Lebih lanjut terkait investasi, dari hasil studi disebutkan beberapa hal yang bisa dilakukan terutama oleh pemerintah lewat kebijakan-kebijakannya. Semisal dengan menawarkan skema insentif berupa insentif pajak ataupun cash rebate.
Dengan begitu, industri layar di Indonesia bisa menjadi lebih menarik sebagai tujuan investasi. Selain itu, pemerintah juga bisa memfasilitasi penawaran hibah dan sponsor terafiliasi kepada para pelaku industri lokal. Sejumlah negara tetangga di ASEAN dinilai jauh lebih unggul terkait isu ini.
Terkait insentif cash rebate, Thailand diketahui telah melakukan kebijakan stimulus dan bahkan meningkatkannya dari 15 persen menjadi 30 persen, maksimal 75 juta baht Thailand atau setara Rp 32 miliar. Pemerintah Singapura menawarkan potongan hingga 40 persen melalui skema bantuan produksi yang diawasi Infocomm Media Development Authority (IMDA).

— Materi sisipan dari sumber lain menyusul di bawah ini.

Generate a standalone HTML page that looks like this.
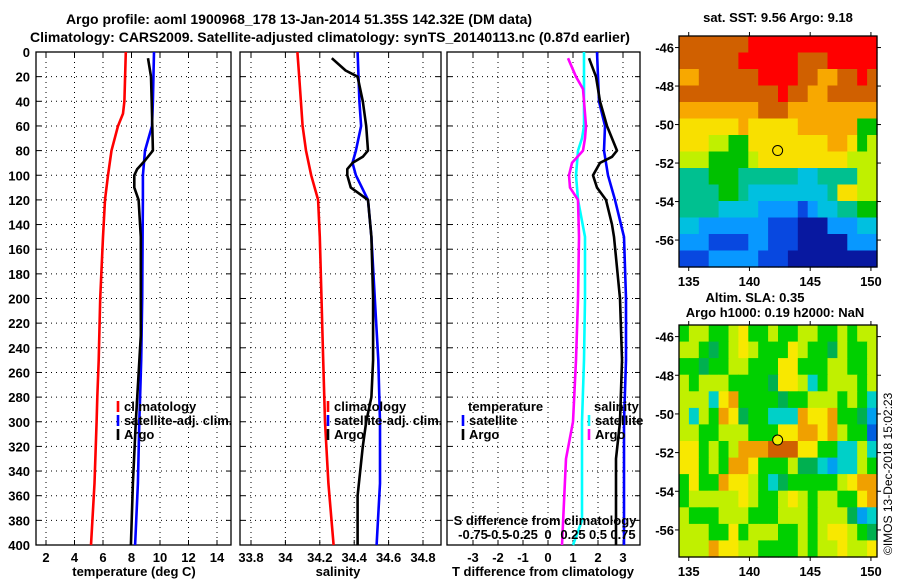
<!DOCTYPE html>
<html><head><meta charset="utf-8">
<style>
html,body{margin:0;padding:0;background:#fff;}
svg{display:block;font-family:"Liberation Sans",Arial,sans-serif;font-weight:bold;font-size:13px;}
</style></head>
<body>
<svg id="fig" width="900" height="580" viewBox="0 0 900 580">
<rect width="900" height="580" fill="#fff"/>
<text x="299" y="24" text-anchor="middle" font-size="14">Argo profile: aoml 1900968_178 13-Jan-2014 51.35S 142.32E (DM data)</text>
<text x="330" y="42" text-anchor="middle" font-size="14">Climatology: CARS2009. Satellite-adjusted climatology: synTS_20140113.nc (0.87d earlier)</text>
<text x="778" y="22" text-anchor="middle">sat. SST: 9.56 Argo: 9.18</text>
<text x="755" y="302" text-anchor="middle">Altim. SLA: 0.35</text>
<text x="775" y="317" text-anchor="middle">Argo h1000: 0.19 h2000: NaN</text>
<text transform="translate(892,555) rotate(-90)" font-weight="normal" font-size="12">©IMOS 13-Dec-2018 15:02:23</text>
<g id="g"></g>
</svg>
<script>
// ---------- data ----------
const depthTicks=[0,20,40,60,80,100,120,140,160,180,200,220,240,260,280,300,320,340,360,380,400];
const tTicks=[2,4,6,8,10,12,14];
const sTicks=[33.8,34,34.2,34.4,34.6,34.8];
const sTickLabels=["33.8","34","34.2","34.4","34.6","34.8"];
const dtTicks=[-3,-2,-1,0,1,2,3];
const dsTicks=[-0.75,-0.5,-0.25,0,0.25,0.5,0.75];
const dsTickLabels=["-0.75","-0.5","-0.25","0","0.25","0.5","0.75"];
const climTDepth=[0,20,40,50,60,80,100,120,150,200,250,280,300,350,400];
const climT=[7.6,7.55,7.5,7.4,7.05,6.6,6.35,6.14,6.0,5.8,5.7,5.6,5.55,5.4,5.16];
const satTDepth=[0,40,60,80,100,120,150,200,250,280,300,350,400];
const satT=[9.58,9.5,9.44,8.95,8.8,8.8,8.78,8.75,8.68,8.6,8.55,8.45,8.25];
const argoTDepth=[5,20,40,80,88,95,100,110,120,150,230,300,350,400];
const argoT=[9.16,9.37,9.42,9.5,8.95,8.4,8.2,8.2,8.5,8.65,8.65,8.3,8.1,7.96];
const climSDepth=[0,20,40,60,80,100,120,150,200,250,300,350,400];
const climS=[34.07,34.08,34.09,34.10,34.12,34.15,34.19,34.2,34.21,34.22,34.23,34.25,34.28];
const satSDepth=[0,40,60,80,90,100,120,150,200,250,300,350,400];
const satS=[34.42,34.43,34.44,34.41,34.39,34.41,34.48,34.5,34.52,34.54,34.55,34.55,34.53];
const argoSDepth=[5,15,20,40,60,80,85,90,95,100,110,120,150,200,250,280,300,320,360,400];
const argoS=[34.27,34.35,34.42,34.45,34.47,34.48,34.45,34.39,34.36,34.36,34.38,34.48,34.50,34.51,34.51,34.50,34.47,34.45,34.42,34.42];
const dTsatDepth=[0,40,60,80,100,120,150,200,250,300,400];
const dTsat=[1.96,2.04,2.28,2.24,2.4,2.68,3.04,3.12,3.12,3.04,3.04];
const dTargoDepth=[5,20,40,60,80,85,90,100,110,120,140,150,200,250,300,330,400];
const dTargo=[1.64,1.92,2.08,2.36,2.76,2.56,2.08,1.8,1.96,2.32,2.56,2.64,2.88,2.96,2.88,2.72,2.72];
const dSsatDepth=[0,40,60,70,80,100,120,150,200,250,300,380,400];
const dSsat=[.36,.36,.36,.34,.30,.28,.30,.37,.37,.36,.34,.34,.25];
const dSargoDepth=[5,20,30,40,60,70,80,90,100,110,120,150,200,250,300,330,400];
const dSargo=[.20,.28,.35,.36,.38,.37,.35,.24,.21,.22,.30,.31,.30,.28,.25,.18,.14];
const lonTicks=[135,140,145,150];
const latTicks=[-46,-48,-50,-52,-54,-56];
const sstRows=[
"9999999aaaaaaaaaaaaa","999999aaaaaa999aaaaa","88999999aaaa998899a9","9999999999a998899999",
"88888888999888888888","77777787777788888855","77766557777777788756","66655556777777777666",
"44455544444433444466","44445543333333347766","44443333222212334455","33222222211100022233",
"22211112211100000222","11122222111000000000"];
const slaRows=[
"56655675565566556566","66545676555765546556","55455665557755566556","65666555547763566656",
"66637855554556665653","63658745533387785542","66556665557788786551","77565688899977553363",
"77565887555644323365","57558776534555556788","56666676556765665578","65556665556665666423",
"66655756665565677654","66687766555565667667"];
const sstColors=["#0818a0","#0848e0","#0898ff","#00c0e0","#00c090","#00c000","#c0f000","#f8e000","#f8a800","#d06000","#ff0000"];
const slaColors=["#002080","#0060e0","#00a0f0","#00d0c8","#00b050","#00d000","#c0f000","#f8e800","#f0a000","#d06000"];
const argoLon=142.32, argoLat=-51.35;

// ---------- helpers ----------
const NS="http://www.w3.org/2000/svg";
const G=document.getElementById('g');
function mk(tag,at,parent){const e=document.createElementNS(NS,tag);for(const k in at)e.setAttribute(k,at[k]);(parent||G).appendChild(e);return e;}
function txt(x,y,s,anchor,parent){const e=mk('text',{x:x,y:y,'text-anchor':anchor||'middle'},parent);e.textContent=s;return e;}
const Y0=52,Y1=545;
function yD(d){return Y0+(Y1-Y0)*d/400;}

function panel(name,x0,x1,xs,ticks,labels,showY){
  const g=mk('g',{});
  
  
  ticks.forEach((t,i)=>{
    const x=xs(t);
    const gl=mk('line',{x1:x,x2:x,y1:Y0,y2:Y1,stroke:'#000','stroke-width':1,'stroke-dasharray':'1,4'},g);
    
    
    mk('line',{x1:x,x2:x,y1:Y1,y2:Y1-5,stroke:'#000'},g);
    mk('line',{x1:x,x2:x,y1:Y0,y2:Y0+5,stroke:'#000'},g);
    if(labels){const t2=txt(x,562,labels[i],'middle',g);
      
      }
  });
  depthTicks.forEach(d=>{
    const y=yD(d);
    if(d>0&&d<400){const gl=mk('line',{x1:x0,x2:x1,y1:y,y2:y,stroke:'#000','stroke-width':1,'stroke-dasharray':'1,4'},g);
      
      }
    mk('line',{x1:x0,x2:x0+5,y1:y,y2:y,stroke:'#000'},g);
    mk('line',{x1:x1,x2:x1-5,y1:y,y2:y,stroke:'#000'},g);
    if(showY){const t=txt(30,y+5,String(d),'end',g);
      
      }
  });
  const fr=mk('rect',{x:x0,y:Y0,width:x1-x0,height:Y1-Y0,fill:'none',stroke:'#000','stroke-width':1.3},g);
  
  
  return g;
}
function series(name,depths,vals,xs,color){
  const pts=depths.map((d,i)=>xs(vals[i]).toFixed(1)+','+yD(d).toFixed(1)).join(' ');
  const p=mk('polyline',{points:pts,fill:'none',stroke:color,'stroke-width':2.6,'stroke-linejoin':'round'});
  
  
}
function legendEntry(name,x,y,color,label){
  const g=mk('g',{});
  
  
  mk('line',{x1:x,x2:x,y1:y-10,y2:y+1,stroke:color,'stroke-width':2.6},g);
  txt(x+6,y,label,'start',g);
}

// ---------- panel 1: temperature ----------
const xT=v=>46+(v-2)*14.25;
panel('temperature-panel',36,231,xT,tTicks,tTicks.map(String),true);
series('climatology-temperature-line',climTDepth,climT,xT,'#ff0000');
series('satellite-temperature-line',satTDepth,satT,xT,'#0000ff');
series('argo-temperature-line',argoTDepth,argoT,xT,'#000');
let t=txt(134,576,'temperature (deg C)');


legendEntry('legend-climatology',118,411,'#ff0000','climatology');
legendEntry('legend-satellite-adj',118,425,'#0000ff','satellite-adj. clim.');
legendEntry('legend-argo',118,439,'#000','Argo');

// ---------- panel 2: salinity ----------
const xS=v=>251+(v-33.8)*172;
panel('salinity-panel',240,441,xS,sTicks,sTickLabels,false);
series('climatology-salinity-line',climSDepth,climS,xS,'#ff0000');
series('satellite-salinity-line',satSDepth,satS,xS,'#0000ff');
series('argo-salinity-line',argoSDepth,argoS,xS,'#000');
t=txt(338,576,'salinity');


legendEntry('legend-climatology-s',328,411,'#ff0000','climatology');
legendEntry('legend-satellite-adj-s',328,425,'#0000ff','satellite-adj. clim.');
legendEntry('legend-argo-s',328,439,'#000','Argo');

// ---------- panel 3: differences ----------
const xDT=v=>548+v*25;
const xDS=v=>548+v*100;
panel('difference-panel',447,640,xDT,dtTicks,dtTicks.map(String),false);
series('satellite-temperature-diff-line',dTsatDepth,dTsat,xDT,'#0000ff');
series('argo-temperature-diff-line',dTargoDepth,dTargo,xDT,'#000');
series('satellite-salinity-diff-line',dSsatDepth,dSsat,xDS,'#00ffff');
series('argo-salinity-diff-line',dSargoDepth,dSargo,xDS,'#ff00ff');
t=txt(543,576,'T difference from climatology');


t=txt(545,525,'S difference from climatology');


dsTicks.forEach((v,i)=>{const e=txt(xDS(v),539,dsTickLabels[i]);
  
  });
t=txt(468,411,'temperature','start');


legendEntry('legend-t-satellite',463,425,'#0000ff','satellite');
legendEntry('legend-t-argo',463,439,'#000','Argo');
t=txt(594,411,'salinity','start');


legendEntry('legend-s-satellite',589,425,'#00ffff','satellite');
legendEntry('legend-s-argo',589,439,'#ff00ff','Argo');

// ---------- maps ----------
const MX0=679,MX1=877,LON0=134.2,LON1=150.5,LAT0=-45.4,LAT1=-57.4;
function map(name,top,bot,rows,colors,markerFill){
  const g=mk('g',{});
  
  
  const xl=v=>MX0+(v-LON0)/(LON1-LON0)*(MX1-MX0);
  const yl=v=>top+(v-LAT0)/(LAT1-LAT0)*(bot-top);
  const nr=rows.length,nc=rows[0].length;
  const dLon=(LON1-LON0)/nc,dLat=(LAT1-LAT0)/nr;
  rows.forEach((row,r)=>{
    for(let c=0;c<nc;c++){
      const lv=parseInt(row[c],16);
      const x=xl(LON0+c*dLon),y=yl(LAT0+r*dLat);
      const cell=mk('rect',{x:x.toFixed(1),y:y.toFixed(1),width:(xl(LON0+(c+1)*dLon)-x+0.6).toFixed(1),height:(yl(LAT0+(r+1)*dLat)-y+0.6).toFixed(1),fill:colors[lv]},g);
      
      
    }
  });
  mk('rect',{x:MX0,y:top,width:MX1-MX0,height:bot-top,fill:'none',stroke:'#000','stroke-width':1.3},g);
  lonTicks.forEach(v=>{
    const x=xl(v);
    mk('line',{x1:x,x2:x,y1:bot,y2:bot+4,stroke:'#000'},g);
    mk('line',{x1:x,x2:x,y1:top,y2:top-4,stroke:'#000'},g);
    const e=txt(x,bot+19,String(v),'middle',g);
    
    
  });
  latTicks.forEach(v=>{
    const y=yl(v);
    mk('line',{x1:MX0,x2:MX0-4,y1:y,y2:y,stroke:'#000'},g);
    mk('line',{x1:MX1,x2:MX1+4,y1:y,y2:y,stroke:'#000'},g);
    const e=txt(MX0-5,y+5,String(v),'end',g);
    
    
  });
  const m=mk('circle',{cx:xl(argoLon),cy:yl(argoLat),r:5,fill:markerFill,stroke:'#000','stroke-width':1},g);
  
  
}
map('sst-map',36,267,sstRows,sstColors,'none');
map('sla-map',325,557,slaRows,slaColors,'#f0f000');
</script>
</body></html>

Baca juga: Pulang Membawa Perubahan
Sementara Malaysia lewat kebijakan Insentif Film di Malaysia (FIMI) memberikan cash rebate sebesar 30 persen untuk produksi beranggaran minimal 5 juta ringgit Malaysia, Rp setara 16,7 miliar. Syaratnya, lokasi pengambilan gambar harus di Malaysia dan produksi dilakukan bersama produser di sana.